Even if GS wins/survives the lawsuits, it will not be as powerful as it was.
In their attempt to do "God's work", perhaps they lost track of what their real job was. You cannot do what's in your clients best interest if everyone is your client, especially if you force them all to agree to allow you to front run them if you so choose.
GS's clients are like victims of abuse who are under the powerful spell of their abuser to the point that they think they are benefiting from them. The system worked out when there was enough money to share around, so clients still had some 'profits', but eventually the sham of CDOs and other worthless paper caught up with everyone and it was clear who really profited. As the victims wake up and realise that they are on the losing end of the contract, they will fight back.
A bank's value is mostly derived from its people and its reputation, as with any service industry, and those who forget that will eventually pay for it. I suspect the client defections will start snowballing now, with AIG having recently let GS go. Employee defections will also increase, as all those stock options that they own lose value.
From the FT:
To recap: the biggest intraday point drop in the Dow’s history was caused by machines responding to a myriad of data points that humans were unable to influence. George Orwell would have been proud. As for Goldman, it is fitting that a company that built much of its recent success on its ability to arbitrage information from different parts of the market should get in trouble for, well, arbitraging information. The SEC’s charges– that Goldman did not tell one of the investors in the mortgage-backed deal that a hedge fund seeking to sell the security short had had a hand in crafting it – are far from a slam-dunk fraud case.
But they do reinforce a perception that Goldman’s rivals – and even its clients – have had for years: by using its smarts and brand to position itself at the centre of information flows, and refusing to share that intelligence equally with its counterparties, Goldman gains an invaluable edge over the market.
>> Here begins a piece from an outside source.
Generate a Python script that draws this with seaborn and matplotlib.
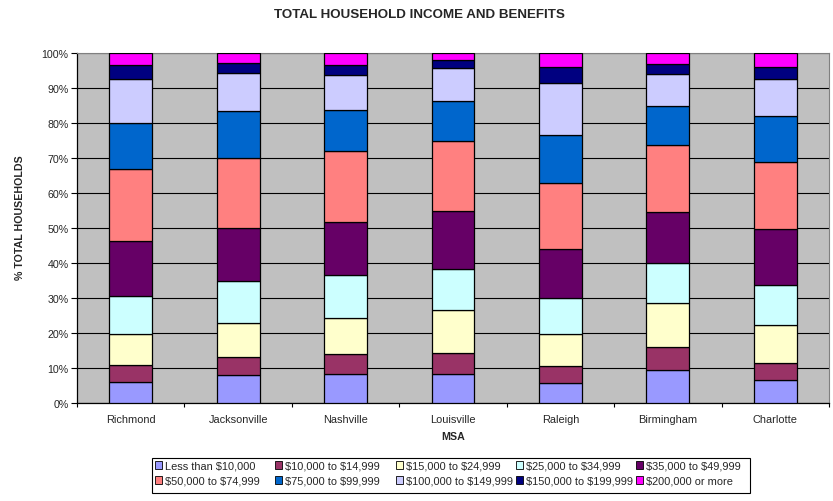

Profiting from asymmetrical information is not, in itself, illegal but it does clash head-on with the bank’s oft-repeated mantra that its “clients’ interests always come first”. The question for Goldman is: which clients’ interests come first – those who want to buy into a security or those who want to short it?
In its quest to become the all-seeing eye of the market, Goldman might have lost sight of the most important nugget of information: who its clients actually are.